Telling a casual roleplayer that they might not be as well versed in roleplay as somebody who is more experienced is shaming them? Really? Is that the route we're headed? Shaming, as I recall, might be more akin to telling said casual roleplayers some phrase about them lacking ability in an abrasive manner. You know, a variation of the 'you suck, quit while your ahead' insult. If telling somebody they have more to learn in their hobby is shaming, then I feel I have reason to be concerned with the speaker's perspective of life.

The role of pupil is not forced on anybody, and people certainly aren't forced to join my server. The role is intended for people who may be inexperienced with rp and have the determination to better themselves. Of course, we can always go with the more malicious connotation, that people coming to terms with how they have things to learn about their hobby(god forbid) is somehow indecent. Anyways, if the term pupil is so insulting, I'd be glad to change it to a more neutral term. Perhaps observer, since pupil is such a slanderous term.
In reply to your last bit, the pupils are allowed to partake in rp with a literate roleplayer, but it will be in a channel specifically designated for such. We already have guidelines, and rules that all members are expected to read, and critique is liberally offered and personally tailored to whoever may ask.


----------



## silveredgreen (Oct 29, 2017)

Tbh i wouldn't have considered it elitist at all if you simply stated you only wanted literate rpers. That's called having a preference, and isn't even remotely elitist. There's a fine line between sounding elitist and simply having higher than normal standards. Also you can't really compare roleplaying and programming considering one is an actual field of work people can go into and one is a hobby many people have. That's like comparing proffesional football players to people playing competitive MMO game. Of course programmers with less experience could learn from those with more, that's how they improve their ability to do their job better. Roleplaying is just a hobby, nobody is gonna benefit in such a way from observing literate roleplayers unless they themselves wanna take it more seriously. I've been rping for about as long as you have, maybe longer and i could easily be literate if i truly wanted to. However, i don't care enough to do so. Doesn't mean i have something to learn from you.


----------



## KimberVaile (Oct 29, 2017)

silveredgreen said:


> Tbh i wouldn't have considered it elitist at all if you simply stated you only wanted literate rpers. That's called having a preference, and isn't even remotely elitist. There's a fine line between sounding elitist and simply having higher than normal standards. Also you can't really compare roleplaying and programming considering one is an actual field of work people can go into and one is a hobby many people have. That's like comparing proffesional football players to people playing competitive MMO game. Of course programmers with less experience could learn from those with more, that's how they improve their ability to do their job better. Roleplaying is just a hobby, nobody is gonna benefit in such a way from observing literate roleplayers unless they themselves wanna take it more seriously. I've been rping for about as long as you have, maybe longer and i could easily be literate if i truly wanted to. However, i don't care enough to do so. Doesn't mean i have something to learn from you.

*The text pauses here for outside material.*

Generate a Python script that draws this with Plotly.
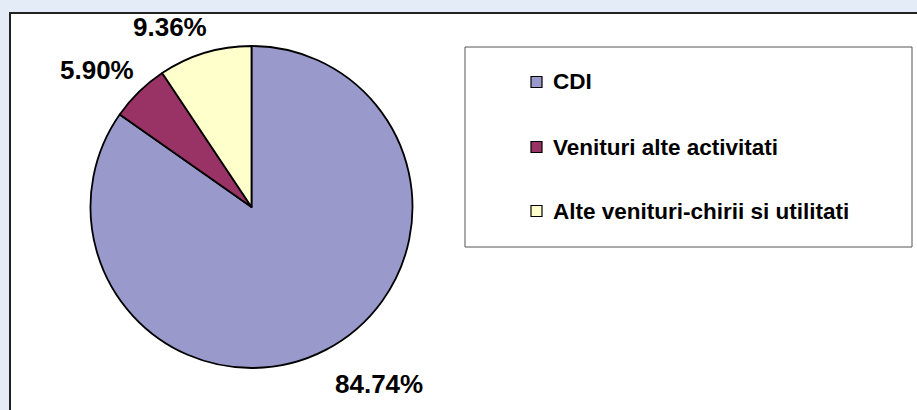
import math
import plotly.graph_objects as go

# ---- data ----
categories = ["CDI", "Venituri alte activitati", "Alte venituri-chirii si utilitati"]
values = [84.74, 5.90, 9.36]
colors = ["#9999CC", "#993366", "#FFFFCC"]

W, H = 917, 410
FONT = "Liberation Sans, Arial, sans-serif"
BG = "#E4EDF7"

# pie geometry (pixels)
cx, cy, R = 251.5, 207.0, 161.0


def px(x):
    return x / W


def py(y):
    return 1 - y / H


fig = go.Figure()
fig.add_trace(go.Pie(
    labels=categories,
    values=values,
    marker=dict(colors=colors, line=dict(color="#000000", width=1.8)),
    sort=False,
    direction="clockwise",
    rotation=0,
    textinfo="none",
    hoverinfo="label+percent",
    showlegend=False,
    domain=dict(x=[px(cx - R), px(cx + R)], y=[py(cy + R), py(cy - R)]),
))

shapes = []
annotations = []

# chart area frame (white with dark border)
shapes.append(dict(type="rect", xref="paper", yref="paper",
                   x0=px(10), x1=px(W + 10), y0=py(H + 10), y1=py(13),
                   fillcolor="white", line=dict(color="#222222", width=2),
                   layer="below"))

# percentage labels positioned from data angles
total = sum(values)
cum = 0.0
r_lab = 180.0
for v in values:
    mid = (cum + v / 2) / total * 2 * math.pi
    cum += v
    dx = math.sin(mid) * r_lab
    dy = -math.cos(mid) * r_lab
    upper = dy < 0
    annotations.append(dict(
        x=px(cx + dx), y=py(cy + dy), xref="paper", yref="paper",
        text="<b>%.2f%%</b>" % (v / total * 100),
        showarrow=False,
        xanchor="left" if dx > 0 else "right",
        yanchor="bottom" if upper else "top",
        xshift=(10 if dx < 0 else -2),
        yshift=(-9 if upper else 0),
        font=dict(family=FONT, size=26, color="black"),
    ))

# legend box
shapes.append(dict(type="rect", xref="paper", yref="paper",
                   x0=px(465), x1=px(912), y0=py(247), y1=py(47),
                   fillcolor="white", line=dict(color="#555555", width=1),
                   layer="below"))
legend_y = [82, 147, 211]
for lab, col, ly in zip(categories, colors, legend_y):
    shapes.append(dict(type="rect", xref="paper", yref="paper",
                       x0=px(531), x1=px(542), y0=py(ly + 5.5), y1=py(ly - 5.5),
                       fillcolor=col, line=dict(color="#000000", width=1.2)))
    annotations.append(dict(
        x=px(551), y=py(ly), xref="paper", yref="paper",
        text="<b>%s</b>" % lab, showarrow=False,
        xanchor="left", yanchor="middle",
        font=dict(family=FONT, size=22.5, color="black"),
    ))

fig.update_layout(
    width=W, height=H,
    margin=dict(l=0, r=0, t=0, b=0),
    paper_bgcolor=BG,
    plot_bgcolor="white",
    shapes=shapes,
    annotations=annotations,
    showlegend=False,
)

fig.write_html(
    "out.html",
    config={"displayModeBar": False},
    post_script="document.body.style.margin='0';document.body.style.background='%s';" % BG,
)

Roleplaying can translate into writing, hence it also has the potential to be an actual job. Not exactly the same granted, but I digress. The point is, you can treat roleplaying like a
hobby, just as you can treat palying football and programming like a hobby. "Nobody is gonna benefit in such a way from observing literate roleplayers unless they wanna take it more seriously." Put programmer in place of roleplayer and you got a nonsensical statement. Roleplaying experience does not magically change the dynamic between experienced participants and hobbyists doing it for fun. Logic doesn't work that way.


----------



## Simo (Oct 29, 2017)

We just ask you be creative, strong, writers.

you don't have to be like this, James Joyce:

*“He was alone. He was unheeded, happy, and near to the wild heart of life. He was alone and young and wilful and wildhearted, alone amid a waste of wild air and brackish waters and the seaharvest of shells and tangle and veiled grey sunlight.”*

But do try, to extend yourself.


----------



## Simo (Oct 29, 2017)

Play; have fun.


----------